_DATA SHOWN_:
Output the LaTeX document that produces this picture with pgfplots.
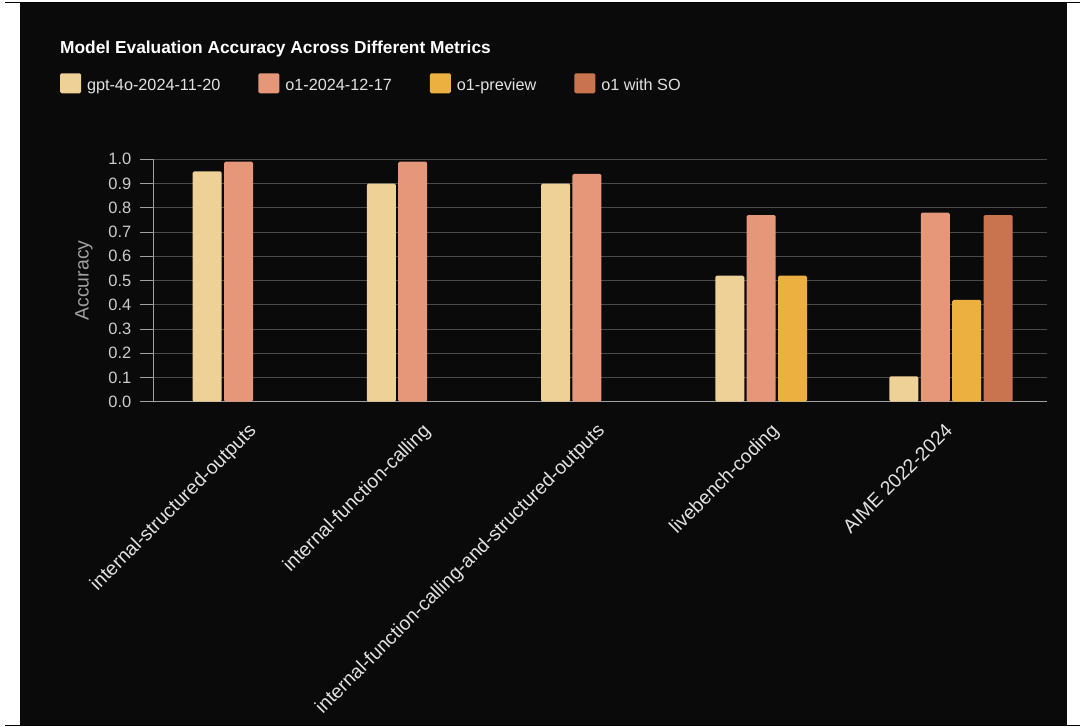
\documentclass[border=0pt]{standalone}
\usepackage{fontspec}
\setmainfont{Liberation Sans}
\usepackage{pgfplots}
\pgfplotsset{compat=1.18}
\definecolor{bg}{HTML}{0A0A0A}
\definecolor{cgpt}{HTML}{EDD196}
\definecolor{co1}{HTML}{E6977A}
\definecolor{cprev}{HTML}{EBB03F}
\definecolor{cso}{HTML}{C9744F}
\definecolor{gridc}{HTML}{4A4A4A}
\definecolor{axc}{HTML}{A0A0A0}
\definecolor{tickc}{HTML}{CCCCCC}
\definecolor{labc}{HTML}{E2E2E2}
\begin{document}
\begin{tikzpicture}
\path[use as bounding box] (0,0) rectangle (1088bp,-727bp);
\fill[bg] (20bp,-2bp) rectangle (1067bp,-725bp);
\draw[black, line width=1.2bp] (5bp,-2.6bp) -- (1080bp,-2.6bp);
\draw[black, line width=1.2bp] (5bp,-725.6bp) -- (1080bp,-725.6bp);
\node[anchor=base west, inner sep=0pt, text=white, font=\bfseries\fontsize{17.4}{20}\selectfont] at (60bp,-53.3bp) {Model Evaluation Accuracy Across Different Metrics};
\begin{axis}[
  at={(153bp,-401.7bp)}, anchor=south west,
  scale only axis, width=894bp, height=242.4bp,
  xmin=-0.581, xmax=4.551, ymin=0, ymax=1,
  axis x line=bottom, axis y line=left,
  axis line style={-},
  x axis line style={draw=axc, line width=1.5bp},
  y axis line style={draw=axc, line width=0.8bp},
  xtick={0,1,2,3,4},
  xticklabels={internal-structured-outputs, internal-function-calling, internal-function-calling-and-structured-outputs, livebench-coding, AIME 2022-2024},
  major x tick style={draw=none},
  ytick={0,0.1,0.2,0.3,0.4,0.5,0.6,0.7,0.8,0.9,1.0},
  tick align=outside, major tick length=13bp,
  major y tick style={draw=axc, line width=0.8bp},
  ymajorgrids, major grid style={draw=gridc, line width=0.9bp},
  /pgf/number format/assume math mode=true,
  yticklabel style={/pgf/number format/.cd, fixed, fixed zerofill, precision=1, /tikz/.cd, font=\fontsize{16.5}{18}\selectfont, text=tickc, anchor=east, inner sep=0pt, xshift=-8.5bp},
  xticklabel style={rotate=45, anchor=north east, xshift=-10bp, yshift=0bp, inner sep=0pt, font=\fontsize{19.4}{22}\selectfont, text=labc},
  ylabel={Accuracy},
  every axis y label/.style={at={(axis description cs:0,0.5)}, xshift=-69bp, rotate=90, anchor=center, font=\fontsize{19.5}{22}\selectfont, text=axc},
  legend style={draw=none, fill=none, at={(axis description cs:-0.104,1.355)}, anchor=north west, legend columns=-1, inner sep=0pt, outer sep=0pt, font=\fontsize{16.3}{19}\selectfont, text=labc, nodes={inner sep=0pt, text height=11.7pt, text depth=3.4pt, anchor=west}, /tikz/every odd column/.append style={column sep=6bp}, /tikz/every even column/.append style={column sep=38bp}},
  legend image code/.code={\fill[#1] (0bp,-6.5bp) rectangle (21bp,13.5bp);},
]
\addplot[ybar, bar width=0.1665, bar shift=-0.27, fill=cgpt, draw=none, rounded corners=1.5bp] coordinates {(0,0.95) (1,0.90) (2,0.90) (3,0.52) (4,0.105)};
\addlegendentry{gpt-4o-2024-11-20}
\addplot[ybar, bar width=0.1665, bar shift=-0.09, fill=co1, draw=none, rounded corners=1.5bp] coordinates {(0,0.99) (1,0.99) (2,0.94) (3,0.77) (4,0.78)};
\addlegendentry{o1-2024-12-17}
\addplot[ybar, bar width=0.1665, bar shift=0.09, fill=cprev, draw=none, rounded corners=1.5bp] coordinates {(3,0.52) (4,0.42)};
\addlegendentry{o1-preview}
\addplot[ybar, bar width=0.1665, bar shift=0.27, fill=cso, draw=none, rounded corners=1.5bp] coordinates {(4,0.77)};
\addlegendentry{o1 with SO}
\end{axis}
\end{tikzpicture}
\end{document}
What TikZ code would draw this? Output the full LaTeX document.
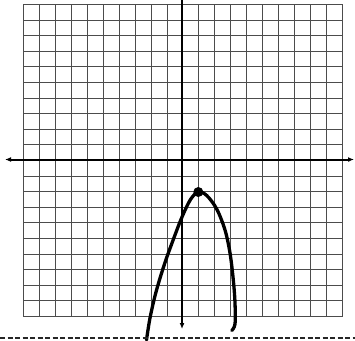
\documentclass[tikz,border=0pt]{standalone}
\usetikzlibrary{arrows.meta}
\begin{document}
\begin{tikzpicture}[x=1pt,y=-1pt,
  gridline/.style={draw=black!70,line width=1pt},
  axisline/.style={draw=black,line width=2pt},
  curveline/.style={draw=black,line width=3.3pt,line cap=round,line join=round},
  bottomdash/.style={draw=black!85,line width=1.8pt,dash pattern=on 5pt off 2.5pt}]
\useasboundingbox (0,0) rectangle (355,340);
% grid
\foreach \k in {0,...,20}{
  \pgfmathsetmacro{\gx}{int(round(23+15.95*\k))+0.5}
  \pgfmathsetmacro{\gy}{int(round(4+15.6*\k))+0.5}
  \draw[gridline] (\gx,4) -- (\gx,316.5);
  \draw[gridline] (23,\gy) -- (342.5,\gy);
}
% axes
\coordinate (xl) at (5,159.5);
\coordinate (xr) at (354,159.5);
\coordinate (yt) at (182,0);
\coordinate (yb) at (182,329);
\draw[axisline,{Latex[length=6pt,width=5pt]}-{Latex[length=6pt,width=5pt]}] (xl) -- (xr);
\draw[axisline,-{Latex[length=6pt,width=5pt]}] (yt) -- (yb);
% parabola
\draw[curveline] plot[smooth,tension=0.55] coordinates {
  (146.5,340) (150,318) (156,292) (164.5,264) (173.5,239) (182,217) (190.5,199.5) (198.3,192)
  (206.7,195.5) (216.7,209) (225,230) (230,253) (233.3,280) (235,303) (235,324) (231.7,330.5)};
\node[circle,fill=black,inner sep=0pt,minimum size=10pt] (vertex) at (198.3,192) {};
% bottom dashed edge
\coordinate (dl) at (0,338);
\coordinate (dr) at (355,338);
\draw[bottomdash] (dl) -- (dr);
\end{tikzpicture}
\end{document}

_YOUR TASK_: Reproduce each entry precisely. Leave the pictures out.

_CORRECT RESPONSE_:
Output the LaTeX document that produces this picture with pgfplots.
\documentclass[border=0pt]{standalone}
\usepackage{fontspec}
\setmainfont{Liberation Sans}
\usepackage{pgfplots}
\pgfplotsset{compat=1.18}
\definecolor{bg}{HTML}{0A0A0A}
\definecolor{cgpt}{HTML}{EDD196}
\definecolor{co1}{HTML}{E6977A}
\definecolor{cprev}{HTML}{EBB03F}
\definecolor{cso}{HTML}{C9744F}
\definecolor{gridc}{HTML}{4A4A4A}
\definecolor{axc}{HTML}{A0A0A0}
\definecolor{tickc}{HTML}{CCCCCC}
\definecolor{labc}{HTML}{E2E2E2}
\begin{document}
\begin{tikzpicture}
\path[use as bounding box] (0,0) rectangle (1088bp,-727bp);
\fill[bg] (20bp,-2bp) rectangle (1067bp,-725bp);
\draw[black, line width=1.2bp] (5bp,-2.6bp) -- (1080bp,-2.6bp);
\draw[black, line width=1.2bp] (5bp,-725.6bp) -- (1080bp,-725.6bp);
\node[anchor=base west, inner sep=0pt, text=white, font=\bfseries\fontsize{17.4}{20}\selectfont] at (60bp,-53.3bp) {Model Evaluation Accuracy Across Different Metrics};
\begin{axis}[
  at={(153bp,-401.7bp)}, anchor=south west,
  scale only axis, width=894bp, height=242.4bp,
  xmin=-0.581, xmax=4.551, ymin=0, ymax=1,
  axis x line=bottom, axis y line=left,
  axis line style={-},
  x axis line style={draw=axc, line width=1.5bp},
  y axis line style={draw=axc, line width=0.8bp},
  xtick={0,1,2,3,4},
  xticklabels={internal-structured-outputs, internal-function-calling, internal-function-calling-and-structured-outputs, livebench-coding, AIME 2022-2024},
  major x tick style={draw=none},
  ytick={0,0.1,0.2,0.3,0.4,0.5,0.6,0.7,0.8,0.9,1.0},
  tick align=outside, major tick length=13bp,
  major y tick style={draw=axc, line width=0.8bp},
  ymajorgrids, major grid style={draw=gridc, line width=0.9bp},
  /pgf/number format/assume math mode=true,
  yticklabel style={/pgf/number format/.cd, fixed, fixed zerofill, precision=1, /tikz/.cd, font=\fontsize{16.5}{18}\selectfont, text=tickc, anchor=east, inner sep=0pt, xshift=-8.5bp},
  xticklabel style={rotate=45, anchor=north east, xshift=-10bp, yshift=0bp, inner sep=0pt, font=\fontsize{19.4}{22}\selectfont, text=labc},
  ylabel={Accuracy},
  every axis y label/.style={at={(axis description cs:0,0.5)}, xshift=-69bp, rotate=90, anchor=center, font=\fontsize{19.5}{22}\selectfont, text=axc},
  legend style={draw=none, fill=none, at={(axis description cs:-0.104,1.355)}, anchor=north west, legend columns=-1, inner sep=0pt, outer sep=0pt, font=\fontsize{16.3}{19}\selectfont, text=labc, nodes={inner sep=0pt, text height=11.7pt, text depth=3.4pt, anchor=west}, /tikz/every odd column/.append style={column sep=6bp}, /tikz/every even column/.append style={column sep=38bp}},
  legend image code/.code={\fill[#1] (0bp,-6.5bp) rectangle (21bp,13.5bp);},
]
\addplot[ybar, bar width=0.1665, bar shift=-0.27, fill=cgpt, draw=none, rounded corners=1.5bp] coordinates {(0,0.95) (1,0.90) (2,0.90) (3,0.52) (4,0.105)};
\addlegendentry{gpt-4o-2024-11-20}
\addplot[ybar, bar width=0.1665, bar shift=-0.09, fill=co1, draw=none, rounded corners=1.5bp] coordinates {(0,0.99) (1,0.99) (2,0.94) (3,0.77) (4,0.78)};
\addlegendentry{o1-2024-12-17}
\addplot[ybar, bar width=0.1665, bar shift=0.09, fill=cprev, draw=none, rounded corners=1.5bp] coordinates {(3,0.52) (4,0.42)};
\addlegendentry{o1-preview}
\addplot[ybar, bar width=0.1665, bar shift=0.27, fill=cso, draw=none, rounded corners=1.5bp] coordinates {(4,0.77)};
\addlegendentry{o1 with SO}
\end{axis}
\end{tikzpicture}
\end{document}
What TikZ code would draw this? Output the full LaTeX document.
\documentclass[tikz,border=0pt]{standalone}
\usetikzlibrary{arrows.meta}
\begin{document}
\begin{tikzpicture}[x=1pt,y=-1pt,
  gridline/.style={draw=black!70,line width=1pt},
  axisline/.style={draw=black,line width=2pt},
  curveline/.style={draw=black,line width=3.3pt,line cap=round,line join=round},
  bottomdash/.style={draw=black!85,line width=1.8pt,dash pattern=on 5pt off 2.5pt}]
\useasboundingbox (0,0) rectangle (355,340);
% grid
\foreach \k in {0,...,20}{
  \pgfmathsetmacro{\gx}{int(round(23+15.95*\k))+0.5}
  \pgfmathsetmacro{\gy}{int(round(4+15.6*\k))+0.5}
  \draw[gridline] (\gx,4) -- (\gx,316.5);
  \draw[gridline] (23,\gy) -- (342.5,\gy);
}
% axes
\coordinate (xl) at (5,159.5);
\coordinate (xr) at (354,159.5);
\coordinate (yt) at (182,0);
\coordinate (yb) at (182,329);
\draw[axisline,{Latex[length=6pt,width=5pt]}-{Latex[length=6pt,width=5pt]}] (xl) -- (xr);
\draw[axisline,-{Latex[length=6pt,width=5pt]}] (yt) -- (yb);
% parabola
\draw[curveline] plot[smooth,tension=0.55] coordinates {
  (146.5,340) (150,318) (156,292) (164.5,264) (173.5,239) (182,217) (190.5,199.5) (198.3,192)
  (206.7,195.5) (216.7,209) (225,230) (230,253) (233.3,280) (235,303) (235,324) (231.7,330.5)};
\node[circle,fill=black,inner sep=0pt,minimum size=10pt] (vertex) at (198.3,192) {};
% bottom dashed edge
\coordinate (dl) at (0,338);
\coordinate (dr) at (355,338);
\draw[bottomdash] (dl) -- (dr);
\end{tikzpicture}
\end{document}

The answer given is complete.